One rival put it bluntly afterwards: “You can’t call him unlucky anymore. He’s the benchmark now.”

The Near Misses: Proof of Dominance

Ironically, it was his defeats that underlined just how good his season really was.

At the Tour Championships in Craigielaw, he produced brilliant golf, only to run into a Scott Gowens masterclass — a record-breaking 62 that no one could have matched. At St Andrews and Lochgelly, he again came up just short, collecting more silver medals.

But these weren’t failures. They were proof of dominance. To finish second, again and again, is to be in contention every single week. In golf, that is the mark of greatness.

Awards and Accolades

By the year’s close, Gowens’ CV was overflowing.

Two Majors: the Invitational and the James Braid Quaich.

A regular season win: the MCM @ Pitfirrane.

Three runner-up finishes in marquee events.

The Harry Vardon Trophy for the best scoring average.

And, finally, the ultimate peer recognition: voted Player of the Year by his fellow competitors.

Few seasons in EuroDov Tour history can boast such balance — the trophies, the consistency, the statistical dominance.

A New Era?

And so we end 2025 with the Tour reshaped.

Gowens is no longer hunting for validation.

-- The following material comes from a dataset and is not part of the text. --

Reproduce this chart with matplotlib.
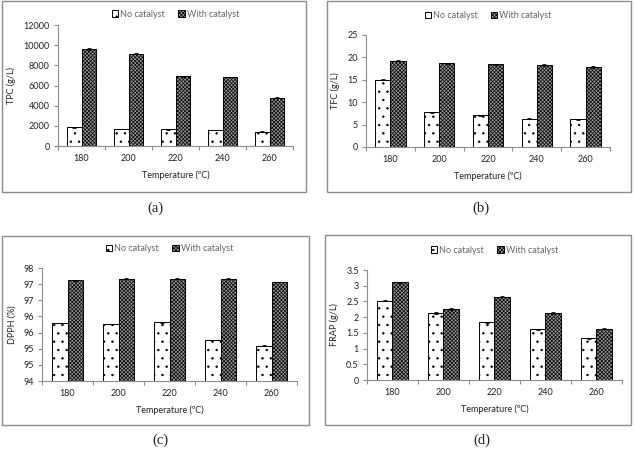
import math
import matplotlib
matplotlib.use("Agg")
import matplotlib.pyplot as plt
from matplotlib.patches import Rectangle, Patch
from matplotlib.ticker import FuncFormatter

plt.rcParams['font.family'] = ['Lato', 'DejaVu Sans']
plt.rcParams['hatch.linewidth'] = 0.5

temps = ['180', '200', '220', '240', '260']
labels = ['No catalyst', 'With catalyst']

# TPC (g/L)
tpc_no = [1850, 1690, 1650, 1590, 1420]
tpc_with = [9620, 9160, 6910, 6840, 4790]
tpc_err_no = [40, 30, 30, 30, 30]
tpc_err_with = [60, 50, 40, 40, 50]

# TFC (g/L)
tfc_no = [15.0, 7.8, 7.1, 6.3, 6.2]
tfc_with = [19.3, 18.7, 18.5, 18.3, 17.8]
tfc_err_no = [0.1, 0.1, 0.15, 0.1, 0.1]
tfc_err_with = [0.1, 0.1, 0.1, 0.15, 0.2]

# DPPH (%)
dpph_no = [95.80, 95.77, 95.82, 95.27, 95.09]
dpph_with = [97.12, 97.17, 97.17, 97.17, 97.07]
dpph_err_no = [0.01, 0.01, 0.01, 0.01, 0.01]
dpph_err_with = [0.01, 0.01, 0.01, 0.01, 0.01]

# FRAP (g/L)
frap_no = [2.52, 2.13, 1.83, 1.61, 1.33]
frap_with = [3.11, 2.26, 2.65, 2.13, 1.63]
frap_err_no = [0.02, 0.02, 0.02, 0.02, 0.01]
frap_err_with = [0.02, 0.02, 0.02, 0.02, 0.02]

W, H = 634, 463
fig = plt.figure(figsize=(W / 100, H / 100), dpi=100)

DOTS = '..'
CHECK = 'xxxxxxxxx'


def px_axes(x0, y0, x1, y1):
    # pixel box (top-left origin) -> figure axes
    return fig.add_axes([x0 / W, 1 - y1 / H, (x1 - x0) / W, (y1 - y0) / H])


def box(x0, y0, x1, y1):
    fig.patches.append(Rectangle((x0 / W, 1 - y1 / H), (x1 - x0) / W, (y1 - y0) / H,
                                 transform=fig.transFigure, fill=False,
                                 edgecolor='#8c8c8c', linewidth=1.0))


def round_half(v, pos):
    return str(int(math.floor(v + 0.5)))


def panel(rect, no, wi, eno, ewi, ylim, step, ylabel, fmt, leg_y):
    ax = px_axes(*rect)
    x = range(len(temps))
    w = 0.31
    ax.bar([i - w / 2 for i in x], no, w, color='white', edgecolor='black',
           hatch=DOTS, linewidth=0.7, yerr=eno, capsize=1.5,
           error_kw=dict(elinewidth=0.6, capthick=0.6), zorder=2)
    ax.bar([i + w / 2 for i in x], wi, w, color='#9a9a9a', edgecolor='black',
           hatch=CHECK, linewidth=0.7, yerr=ewi, capsize=1.5,
           error_kw=dict(elinewidth=0.6, capthick=0.6), zorder=2)
    ax.set_xlim(-0.5, len(temps) - 0.5)
    ax.set_ylim(*ylim)
    n = int(round((ylim[1] - ylim[0]) / step))
    ax.set_yticks([ylim[0] + k * step for k in range(n + 1)])
    ax.yaxis.set_major_formatter(FuncFormatter(fmt))
    ax.set_xticks([i - 0.5 for i in range(len(temps) + 1)])
    ax.set_xticklabels([])
    ax.set_xticks(list(x), minor=True)
    ax.set_xticklabels(temps, minor=True)
    ax.tick_params(axis='x', which='major', length=3, color='#8c8c8c', direction='out')
    ax.tick_params(axis='x', which='minor', length=0, pad=6, labelsize=6.5, labelcolor='#222222')
    ax.tick_params(axis='y', length=3, color='#8c8c8c', labelsize=6.5, labelcolor='#222222', pad=3)
    for s in ['top', 'right']:
        ax.spines[s].set_visible(False)
    for s in ['left', 'bottom']:
        ax.spines[s].set_color('#8c8c8c')
        ax.spines[s].set_linewidth(0.8)
    ax.set_xlabel('Temperature (ºC)', fontsize=6.5, color='#222222', labelpad=5)
    ax.set_ylabel(ylabel, fontsize=6.5, color='#222222', labelpad=5)
    handles = [Patch(facecolor='white', edgecolor='black', hatch=DOTS, linewidth=0.7),
               Patch(facecolor='#9a9a9a', edgecolor='black', hatch=CHECK, linewidth=0.7)]
    ax.legend(handles, labels, loc='center', bbox_to_anchor=(0.5, leg_y), ncol=2,
              frameon=False, fontsize=6.5, handlelength=0.7, handleheight=0.7,
              handletextpad=0.2, columnspacing=1.5, labelcolor='#666666')
    return ax


box(2, 1, 306, 192)
box(327, 1, 631, 192)
box(2, 236, 309, 425)
box(325, 235, 631, 425)

panel((58, 25, 293, 146), tpc_no, tpc_with, tpc_err_no, tpc_err_with,
      (0, 12000), 2000, 'TPC (g/L)', lambda v, p: '%d' % v, 1.09)
panel((366, 35, 610, 147), tfc_no, tfc_with, tfc_err_no, tfc_err_with,
      (0, 25), 5, 'TFC (g/L)', lambda v, p: '%d' % v, 1.17)
panel((42, 268, 297, 381), dpph_no, dpph_with, dpph_err_no, dpph_err_with,
      (94, 97.5), 0.5, 'DPPH (%)', round_half, 1.17)
panel((367, 270, 622, 380), frap_no, frap_with, frap_err_no, frap_err_with,
      (0, 3.5), 0.5, 'FRAP (g/L)', lambda v, p: '%g' % v, 1.18)

for cx, cy, t in [(155, 208, '(a)'), (481, 208, '(b)'), (160, 440, '(c)'), (482, 440, '(d)')]:
    fig.text(cx / W, 1 - cy / H, t, ha='center', va='center', fontsize=10.5,
             family='Liberation Serif', color='#222222')

fig.savefig('out.png', dpi=100)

He has it. His peers know it, the fans know it, and most importantly, he knows it himself.

The question for 2026 is not whether he belongs at the top. It’s whether anyone else can knock him off it. McColgan’s consistency, Mair’s statistical brilliance, Scott Gowens’ firepower — all will chase him. But the bar has been set, and it has been set high.

As the season closed, one thought lingered: if 2025 was the year of Paul Gowens, what on earth might 2026 bring?